Oesophageal Cancer is the seventh most common cancer type and sixth most common cause of cancer mortality worldwide. This is a complex heterogeneous disease characterized by large scale genomic rearrangements and no common oncogenic drivers, confounding modern target-based drug discovery strategies. As a consequence prognosis is poor and 5-year survival rates are < 20%, global incidence has been increasing steadily over several decades, thus oesophageal cancer represents a major global health problem.

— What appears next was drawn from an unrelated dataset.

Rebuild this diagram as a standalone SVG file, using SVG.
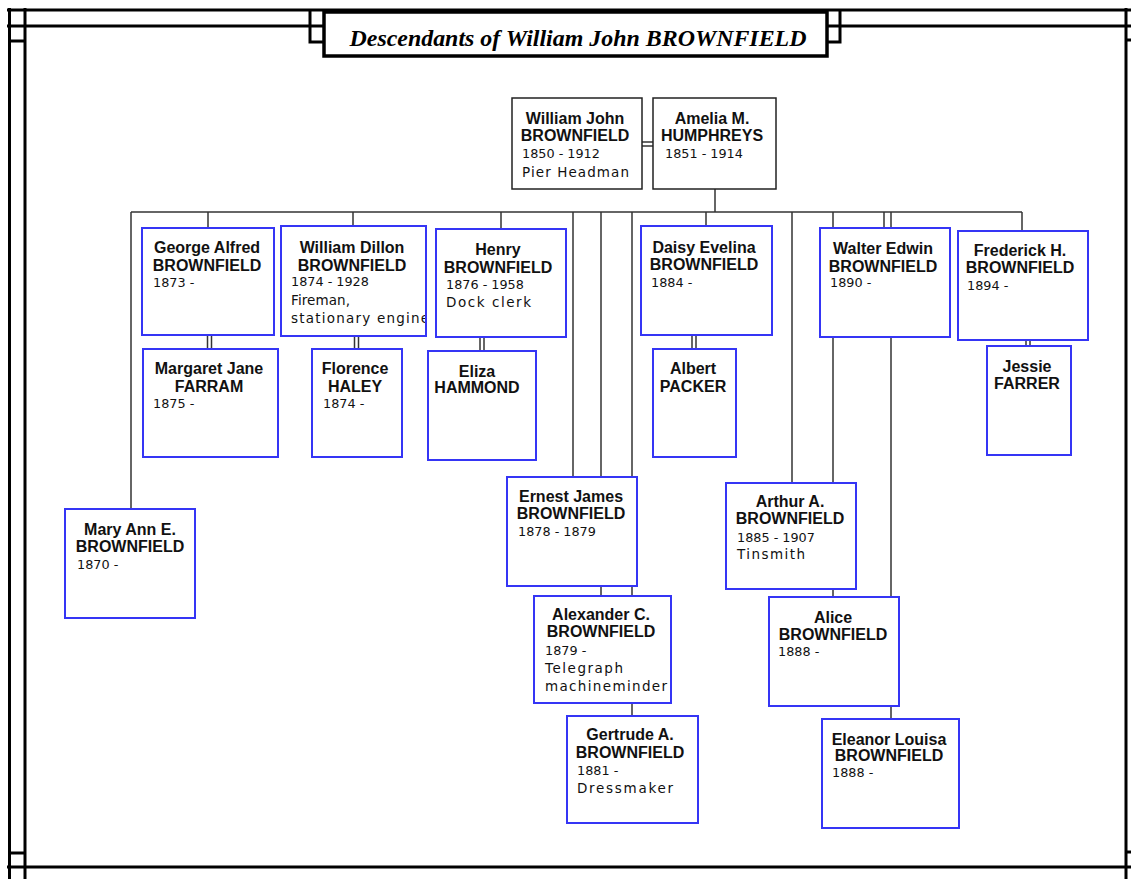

Using automated high content imaging microscopy we conducted a high throughput screen of 20,000 small molecule compounds across six human oesophageal cancer cell lines representing the broad genetic heterogeneity of disease and two non-transformed tissue matched control cell lines. Using a “Cell Painting” assay and bespoke image analysis algorithm we extracted 720 features per cell in every image to obtain a multiparametric phenotypic fingerprint for every cell following compound treatment. Phenotypic fingerprints were interrogated by multivariate statistics and machine learning models to classify cell phenotype and drug mechanism-of-action. This high content screening data set is comprised of 3.9million images (30Tb data). This single phenotypic screen identified several drug repurposing opportunities, potential new therapeutic targets and 4 attractive chemical starting points for novel drug discovery programs targeting oesophageal cancer.